We are continuing our series of posts by Beth Guadagni, who shares the strategies she uses in her Colorado classroom. Today, she looks at how she uses interleaving to help students maintain math mastery.
To help students retain math procedures they’ve already learned.
Math problems from previously studied units
I put together review sheets that students complete a few times a week. A simpler approach would be to flip backward in a textbook, choose a few pages at random, and do a problem from each section. Note that students should have a way to check their answers* if they’re going to tackle this independently.
Why This Works:
Like many students, my group generally does a good job of performing newly learned procedures once they’ve had some practice. Performing that procedure a few weeks or months down the road is a different story. To combat this, I use interleaving, one of Dr. Yellin’s most useful and widely applicable strategies.
One thing we know about memory is that we’re able to store a lot more things than we’re able to find easily, rather like a very large, disorganized closet. Brains are good at keeping thought processes efficient, and so information that we have to access often is stored in a place that makes it easier to find. Information we don’t need often, however, takes a lot longer to find, and sometimes we can’t find it at all. Here in Colorado, my students spend a lot of time enjoying the outdoors, so I use a trail analogy to explain this to them. A pathway that is traveled often is well worn, making easy to find and follow. You can hike faster along a trail that’s been traveled a lot, just like one’s brain can quickly find information that has to be accessed frequently. A less popular trail, though, like a seldom-referenced memory, is much more challenging. You might lose it altogether, and if you can follow it, your progress is going to be slowed by rocks and overgrown plants.

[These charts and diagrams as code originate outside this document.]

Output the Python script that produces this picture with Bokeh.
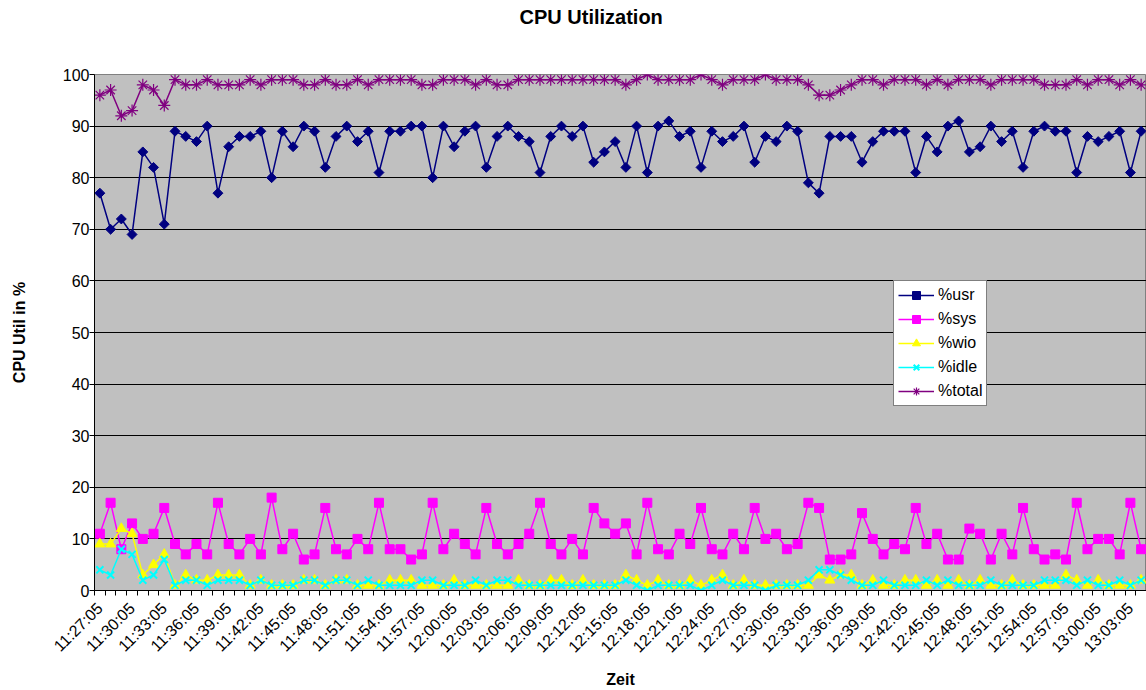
import math
from bokeh.plotting import figure
from bokeh.models import FixedTicker, Legend, LegendItem, Range1d, Title
from bokeh.embed import file_html
from bokeh.resources import INLINE

times = [
    "11:27:05", "11:28:05", "11:29:05", "11:30:05", "11:31:05", "11:32:05", "11:33:05", "11:34:05",
    "11:35:05", "11:36:05", "11:37:05", "11:38:05", "11:39:05", "11:40:05", "11:41:05", "11:42:05",
    "11:43:05", "11:44:05", "11:45:05", "11:46:05", "11:47:05", "11:48:05", "11:49:05", "11:50:05",
    "11:51:05", "11:52:05", "11:53:05", "11:54:05", "11:55:05", "11:56:05", "11:57:05", "11:58:05",
    "11:59:05", "12:00:05", "12:01:05", "12:02:05", "12:03:05", "12:04:05", "12:05:05", "12:06:05",
    "12:07:05", "12:08:05", "12:09:05", "12:10:05", "12:11:05", "12:12:05", "12:13:05", "12:14:05",
    "12:15:05", "12:16:05", "12:17:05", "12:18:05", "12:19:05", "12:20:05", "12:21:05", "12:22:05",
    "12:23:05", "12:24:05", "12:25:05", "12:26:05", "12:27:05", "12:28:05", "12:29:05", "12:30:05",
    "12:31:05", "12:32:05", "12:33:05", "12:34:05", "12:35:05", "12:36:05", "12:37:05", "12:38:05",
    "12:39:05", "12:40:05", "12:41:05", "12:42:05", "12:43:05", "12:44:05", "12:45:05", "12:46:05",
    "12:47:05", "12:48:05", "12:49:05", "12:50:05", "12:51:05", "12:52:05", "12:53:05", "12:54:05",
    "12:55:05", "12:56:05", "12:57:05", "12:58:05", "12:59:05", "13:00:05", "13:01:05", "13:02:05",
    "13:03:05", "13:04:05",
]

usr = [77, 70, 72, 69, 85, 82, 71, 89, 88, 87, 90, 77, 86, 88, 88, 89, 80, 89, 86, 90, 89, 82, 88, 90, 87,
       89, 81, 89, 89, 90, 90, 80, 90, 86, 89, 90, 82, 88, 90, 88, 87, 81, 88, 90, 88, 90, 83, 85, 87,
       82, 90, 81, 90, 91, 88, 89, 82, 89, 87, 88, 90, 83, 88, 87, 90, 89, 79, 77, 88, 88, 88, 83, 87,
       89, 89, 89, 81, 88, 85, 90, 91, 85, 86, 90, 87, 89, 82, 89, 90, 89, 89, 81, 88, 87, 88, 89, 81, 89]

sys_ = [11, 17, 8, 13, 10, 11, 16, 9, 7, 9, 7, 17, 9, 7, 10, 7, 18, 8, 11, 6, 7, 16, 8, 7, 10,
        8, 17, 8, 8, 6, 7, 17, 8, 11, 9, 7, 16, 9, 7, 9, 11, 17, 9, 7, 10, 7, 16, 13, 11,
        13, 7, 17, 8, 7, 11, 9, 16, 8, 7, 11, 8, 16, 10, 11, 8, 9, 17, 16, 6, 6, 7, 15, 10,
        7, 9, 8, 16, 9, 11, 6, 6, 12, 11, 6, 11, 7, 16, 8, 6, 7, 6, 17, 8, 10, 10, 7, 17, 8]

wio = [9, 9, 12, 11, 3, 5, 7, 1, 3, 2, 2, 3, 3, 3, 1, 2, 1, 1, 1, 2, 2, 1, 2, 2, 1,
       1, 1, 2, 2, 2, 1, 1, 1, 2, 1, 1, 1, 1, 1, 2, 1, 1, 2, 2, 1, 2, 1, 1, 1,
       3, 2, 1, 2, 1, 1, 2, 1, 2, 3, 1, 2, 1, 1, 1, 1, 1, 1, 3, 2, 3, 3, 1, 2,
       1, 1, 2, 2, 1, 2, 1, 2, 1, 2, 1, 1, 2, 1, 1, 1, 1, 3, 2, 1, 2, 1, 1, 1, 2]

idle = [4, 3, 8, 7, 2, 3, 6, 1, 2, 2, 1, 2, 2, 2, 1, 2, 1, 1, 1, 2, 2, 1, 2, 2, 1,
        2, 1, 1, 1, 1, 2, 2, 1, 1, 1, 2, 1, 2, 2, 1, 1, 1, 1, 1, 1, 1, 1, 1, 1,
        2, 1, 0, 1, 1, 1, 1, 0, 1, 2, 1, 1, 1, 0, 1, 1, 1, 2, 4, 4, 3, 2, 1, 1,
        2, 1, 1, 1, 2, 1, 2, 1, 1, 1, 2, 1, 1, 1, 1, 2, 2, 2, 1, 2, 1, 1, 2, 1, 2]

total = [96, 97, 92, 93, 98, 97, 94, 99, 98, 98, 99, 98, 98, 98, 99, 98, 99, 99, 99, 98, 98, 99, 98, 98, 99,
         98, 99, 99, 99, 99, 98, 98, 99, 99, 99, 98, 99, 98, 98, 99, 99, 99, 99, 99, 99, 99, 99, 99, 99,
         98, 99, 100, 99, 99, 99, 99, 100, 99, 98, 99, 99, 99, 100, 99, 99, 99, 98, 96, 96, 97, 98, 99, 99,
         98, 99, 99, 99, 98, 99, 98, 99, 99, 99, 98, 99, 99, 99, 99, 98, 98, 98, 99, 98, 99, 99, 98, 99, 98]

series_names = ["%usr", "%sys", "%wio", "%idle", "%total"]
y_ticks = [0, 10, 20, 30, 40, 50, 60, 70, 80, 90, 100]
chart_title = "CPU Utilization"

FONT = "Liberation Sans"
x = list(range(len(times)))

p = figure(width=1146, height=690, x_range=Range1d(-0.5, len(times) - 0.5), y_range=Range1d(0, 100),
           output_backend="svg", toolbar_location=None, title=None,
           min_border_left=94, min_border_right=0, min_border_top=74, min_border_bottom=100)

p.background_fill_color = "#C0C0C0"
p.border_fill_color = "white"
p.outline_line_color = "#808080"
p.outline_line_width = 1

# spacer (closest to the frame), then the real title further out
spacer = Title(text=" ", text_font=FONT, text_font_size="10px", standoff=28)
p.add_layout(spacer, "above")
main_title = Title(text=chart_title, align="left", offset=425, vertical_align="top", standoff=8,
                   text_font=FONT, text_font_size="20px", text_font_style="bold", text_color="black")
p.add_layout(main_title, "above")

p.xgrid.visible = False
p.ygrid.ticker = FixedTicker(ticks=y_ticks)
p.ygrid.grid_line_color = "black"
p.ygrid.grid_line_width = 1

ya = p.yaxis[0]
ya.ticker = FixedTicker(ticks=y_ticks)
ya.axis_label = "CPU Util in %"
ya.axis_label_text_font = FONT
ya.axis_label_text_font_size = "16px"
ya.axis_label_text_font_style = "bold"
ya.axis_label_text_color = "black"
ya.axis_label_standoff = 32
ya.major_label_text_font = FONT
ya.major_label_text_font_size = "16px"
ya.major_label_text_color = "black"
ya.major_label_standoff = 0
ya.major_tick_out = 5
ya.major_tick_in = 0
ya.minor_tick_out = 0
ya.minor_tick_in = 0
ya.axis_line_color = "black"
ya.major_tick_line_color = "black"

xa = p.xaxis[0]
label_ticks = list(range(0, len(times), 3))
xa.ticker = FixedTicker(ticks=label_ticks, minor_ticks=[i - 0.5 for i in range(len(times) + 1)])
xa.major_label_overrides = {i: times[i] for i in label_ticks}
xa.major_label_orientation = math.pi / 4
xa.major_label_text_font = FONT
xa.major_label_text_font_size = "16px"
xa.major_label_text_color = "black"
xa.major_label_standoff = 10
xa.major_tick_out = 0
xa.major_tick_in = 0
xa.minor_tick_out = 5
xa.minor_tick_in = 0
xa.minor_tick_line_color = "black"
xa.axis_line_color = "black"
xa.axis_label = "Zeit"
xa.axis_label_text_font = FONT
xa.axis_label_text_font_size = "16px"
xa.axis_label_text_font_style = "bold"
xa.axis_label_text_color = "black"
xa.axis_label_standoff = 6

items = []

l1 = p.line(x, usr, line_color="#000080", line_width=1.5)
s1 = p.scatter(x, usr, marker="square", angle=math.pi / 4, size=7, fill_color="#000080", line_color="#000080")
items.append(LegendItem(label=series_names[0], renderers=[l1, s1]))

l2 = p.line(x, sys_, line_color="#FF00FF", line_width=1.5)
s2 = p.scatter(x, sys_, marker="square", size=9, fill_color="#FF00FF", line_color="#FF00FF")
items.append(LegendItem(label=series_names[1], renderers=[l2, s2]))

l3 = p.line(x, wio, line_color="#FFFF00", line_width=1.5)
s3 = p.scatter(x, wio, marker="triangle", size=10, fill_color="#FFFF00", line_color="#FFFF00")
items.append(LegendItem(label=series_names[2], renderers=[l3, s3]))

l4 = p.line(x, idle, line_color="#00FFFF", line_width=1.5)
s4 = p.scatter(x, idle, marker="x", size=10, line_color="#00FFFF", line_width=2)
items.append(LegendItem(label=series_names[3], renderers=[l4, s4]))

l5 = p.line(x, total, line_color="#800080", line_width=1.5)
s5 = p.scatter(x, total, marker="asterisk", size=12, line_color="#800080", line_width=1.2)
items.append(LegendItem(label=series_names[4], renderers=[l5, s5]))

legend = Legend(items=items, location=(799, 184))
legend.background_fill_color = "white"
legend.background_fill_alpha = 1.0
legend.border_line_color = "black"
legend.border_line_width = 1
legend.label_text_font = FONT
legend.label_text_font_size = "16px"
legend.label_text_color = "black"
legend.glyph_width = 36
legend.glyph_height = 20
legend.label_height = 20
legend.spacing = 4
legend.padding = 4
legend.margin = 0
legend.label_standoff = 4
p.add_layout(legend)

open("out.html", "w").write(file_html(p, INLINE))
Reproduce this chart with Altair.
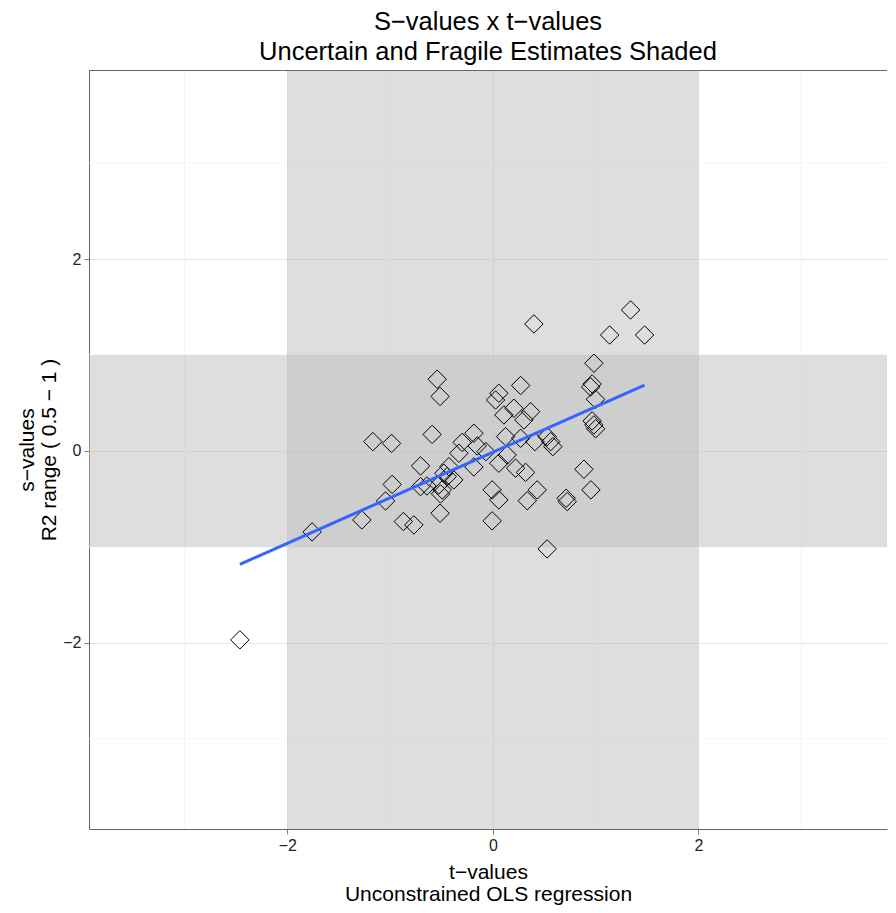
import altair as alt
import pandas as pd

# ---- data ----
t_values = [-2.462, -1.759, -1.275, -1.168, -0.986, -0.980, -1.044, -0.871, -0.769, -0.704,
            -0.704, -0.642, -0.591, -0.542, -0.514, -0.514, -0.526, -0.493, -0.509, -0.477,
            -0.445, -0.380, -0.428, -0.331, -0.299, -0.185, -0.153, -0.068, -0.185, -0.007,
            0.058, -0.007, 0.058, 0.139, 0.124, 0.058, 0.026, 0.107, 0.204, 0.270,
            0.367, 0.302, 0.270, 0.409, 0.221, 0.318, 0.431, 0.334, 0.399, 0.528,
            0.562, 0.584, 0.528, 0.713, 0.723, 0.886, 0.954, 0.983, 0.966, 0.951,
            0.998, 0.966, 0.983, 1.000, 1.340, 1.136, 1.476]
s_values = [-1.969, -0.844, -0.719, 0.097, 0.078, -0.349, -0.521, -0.736, -0.771, -0.156,
            -0.372, -0.365, 0.172, 0.747, 0.568, -0.649, -0.354, -0.406, -0.448, -0.232,
            -0.268, -0.302, -0.164, -0.024, 0.089, 0.184, 0.052, -0.007, -0.167, -0.406,
            -0.510, -0.729, -0.128, -0.042, 0.149, 0.601, 0.531, 0.375, 0.445, 0.682,
            0.409, 0.323, 0.132, 0.097, -0.180, -0.224, -0.406, -0.519, 1.323, 0.149,
            0.097, 0.045, -1.021, -0.493, -0.528, -0.191, -0.406, 0.914, 0.698, 0.667,
            0.539, 0.313, 0.271, 0.231, 1.469, 1.208, 1.208]

major_ticks = [-2, 0, 2]
minor_ticks = [-3, -1, 1, 3]
t_band = [-2, 2]      # uncertain t-value band
s_band = [-1, 1]      # fragile s-value band

x_domain = [-3.93, 3.835]
y_domain = [-3.94, 3.97]

FONT = "Liberation Sans"
BORDER = "#666666"
W, H = 798, 759

df = pd.DataFrame({"t": t_values, "s": s_values})
minor_df = pd.DataFrame({"v": minor_ticks})
tband_df = pd.DataFrame({"lo": [t_band[0]], "hi": [t_band[1]]})
sband_df = pd.DataFrame({"lo": [s_band[0]], "hi": [s_band[1]]})

xscale = alt.Scale(domain=x_domain, nice=False, zero=False)
yscale = alt.Scale(domain=y_domain, nice=False, zero=False)

xaxis = alt.Axis(values=major_ticks, format="d",
                 title=["t−values", "Unconstrained OLS regression"],
                 grid=True, titlePadding=8, domain=True, domainColor=BORDER)
yaxis = alt.Axis(values=major_ticks, format="d",
                 title=["s−values", "R2 range ( 0.5 − 1 )"],
                 grid=True, titlePadding=3, domain=True, domainColor=BORDER)

minor_x = alt.Chart(minor_df).mark_rule(color="#f5f5f5", strokeWidth=1).encode(
    x=alt.X("v:Q", scale=xscale, axis=xaxis))
minor_y = alt.Chart(minor_df).mark_rule(color="#f5f5f5", strokeWidth=1).encode(
    y=alt.Y("v:Q", scale=yscale, axis=yaxis))

vband = alt.Chart(tband_df).mark_rect(color="#bebebe", opacity=0.5).encode(
    x="lo:Q", x2="hi:Q")
hband = alt.Chart(sband_df).mark_rect(color="#bebebe", opacity=0.5).encode(
    y="lo:Q", y2="hi:Q")

points = alt.Chart(df).mark_point(shape="diamond", filled=False, color="black",
                                  size=340, strokeWidth=1, opacity=1).encode(
    x=alt.X("t:Q", scale=xscale, axis=xaxis),
    y=alt.Y("s:Q", scale=yscale, axis=yaxis))

fit = alt.Chart(df).transform_regression("t", "s", method="linear").mark_line(
    color="#3366FF", strokeWidth=3).encode(
    x=alt.X("t:Q", scale=xscale),
    y=alt.Y("s:Q", scale=yscale))

# top edge of the panel frame (right edge is cut off in the reference)
top_border = alt.Chart(minor_df).mark_rule(color=BORDER, strokeWidth=1).encode(
    y=alt.value(0.5), x=alt.value(0), x2=alt.value(W))

chart = alt.layer(minor_x, minor_y, vband, hband, points, fit, top_border).properties(
    width=W, height=H,
    title=alt.Title(["S−values x t−values", "Uncertain and Fragile Estimates Shaded"],
                    font=FONT, fontSize=25.5, fontWeight="normal", color="black",
                    lineHeight=30, anchor="middle", offset=4),
    padding={"left": 8, "top": 2, "right": 0, "bottom": 2},
).configure_view(stroke=None).configure_axis(
    domain=False, tickColor="#7f7f7f", tickSize=5, labelFont=FONT, labelFontSize=16,
    labelColor="#222", labelPadding=3, titleFont=FONT, titleFontSize=21,
    titleFontWeight="normal", titleColor="black", titleLineHeight=22,
    gridColor="#e5e5e5", gridWidth=1)

chart.save("out.html", embed_options={"renderer": "svg", "actions": False})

Back to math: Constantly circling back to concepts we covered earlier in the year causes my students continually access procedures they’ve stored in their long-term memories, communicating to their brains that this information is important and so the pathways to it need to be efficient. My students complete only a problem or two from each past unit of study at a time, and we spend only five to ten minutes reviewing every few days. This small investment pays off in a big way, though; when I graded their math finals at the end of the last semester, I was pleased to see that they recalled concepts from August just as well as the ones they’d learned in mid-December.